I’m not OK. How do we break the cycle of saying “I’m fine”?

businessman under stress Breaking the cycle of "I'm fine", vulnerability and connection, asking "Are you OK?"

I’m not OK. I just can’t tell you that.

If you ask someone, “Are you OK?” you can break the cycle of “I’m fine.”

From having worked with men and boys for over two decades, I see the pressure on people socialized as men to keep moving and not slow down. Life feels like the running of the bulls. Any vulnerability feels like weakness.

He/They say, “I’m fine” to reassure you that they can still function as a “good cog” in the machine.

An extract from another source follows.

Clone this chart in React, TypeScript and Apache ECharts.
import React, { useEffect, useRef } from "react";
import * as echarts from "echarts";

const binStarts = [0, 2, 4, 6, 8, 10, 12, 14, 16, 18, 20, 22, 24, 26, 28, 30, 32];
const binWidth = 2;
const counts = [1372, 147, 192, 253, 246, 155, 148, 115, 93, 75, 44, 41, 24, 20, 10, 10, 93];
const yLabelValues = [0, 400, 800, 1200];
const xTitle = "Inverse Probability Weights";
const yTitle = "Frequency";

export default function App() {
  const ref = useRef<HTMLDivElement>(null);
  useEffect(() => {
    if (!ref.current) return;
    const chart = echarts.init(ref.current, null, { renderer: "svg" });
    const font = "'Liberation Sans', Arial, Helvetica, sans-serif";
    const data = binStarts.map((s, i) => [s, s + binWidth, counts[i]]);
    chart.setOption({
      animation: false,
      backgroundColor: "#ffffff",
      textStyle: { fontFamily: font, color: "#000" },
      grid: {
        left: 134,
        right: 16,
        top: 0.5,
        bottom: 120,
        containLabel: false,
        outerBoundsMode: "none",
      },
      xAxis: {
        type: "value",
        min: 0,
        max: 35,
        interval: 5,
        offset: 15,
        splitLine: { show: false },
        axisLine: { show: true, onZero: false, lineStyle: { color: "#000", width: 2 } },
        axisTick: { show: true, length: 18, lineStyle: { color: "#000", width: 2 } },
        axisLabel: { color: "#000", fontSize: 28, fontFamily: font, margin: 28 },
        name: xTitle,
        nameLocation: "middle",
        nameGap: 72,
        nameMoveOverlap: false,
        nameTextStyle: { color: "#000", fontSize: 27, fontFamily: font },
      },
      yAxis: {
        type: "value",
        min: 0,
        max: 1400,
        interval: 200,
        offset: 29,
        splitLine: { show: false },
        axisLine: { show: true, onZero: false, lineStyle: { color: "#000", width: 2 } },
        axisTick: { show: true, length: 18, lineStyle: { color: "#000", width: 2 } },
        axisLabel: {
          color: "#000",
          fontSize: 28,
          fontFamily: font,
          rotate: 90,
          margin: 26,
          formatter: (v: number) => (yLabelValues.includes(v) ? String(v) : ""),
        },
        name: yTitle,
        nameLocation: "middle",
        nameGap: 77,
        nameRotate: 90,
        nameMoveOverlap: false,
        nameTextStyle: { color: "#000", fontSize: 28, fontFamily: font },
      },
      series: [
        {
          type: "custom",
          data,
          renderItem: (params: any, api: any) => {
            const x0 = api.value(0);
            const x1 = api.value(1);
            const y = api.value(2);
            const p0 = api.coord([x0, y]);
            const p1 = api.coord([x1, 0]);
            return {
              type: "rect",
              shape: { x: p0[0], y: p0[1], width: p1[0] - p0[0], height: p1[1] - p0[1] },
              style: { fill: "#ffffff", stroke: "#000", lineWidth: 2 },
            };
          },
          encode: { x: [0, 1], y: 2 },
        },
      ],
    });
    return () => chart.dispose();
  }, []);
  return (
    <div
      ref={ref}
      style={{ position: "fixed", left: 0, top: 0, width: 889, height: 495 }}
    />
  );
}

Good cogs pretend that the world is doing just great. We are better off if we don’t dwell on our feelings. Keep your head down, punch the clock, and keep buying stuff.

Even if we put on the mask of a good cog, I believe that we are all prone to “malfunction” in the current system and being labeled broken cogs.

I believe that we are looking for collaborators who can confirm that we are human beings.

Even while we have to play the game, we also seek out the other broken cogs. Those are the people with whom you are meant to do something, create something, find something, break something.

The world brings us into relationship to ask, “What are we supposed to do together?”

In our hustle culture that gives priority to running around to complete the tasks that keep bread on the table, it takes a heroic effort to stop and actually meet someone in the eye.

That conversation begins with “Are you OK?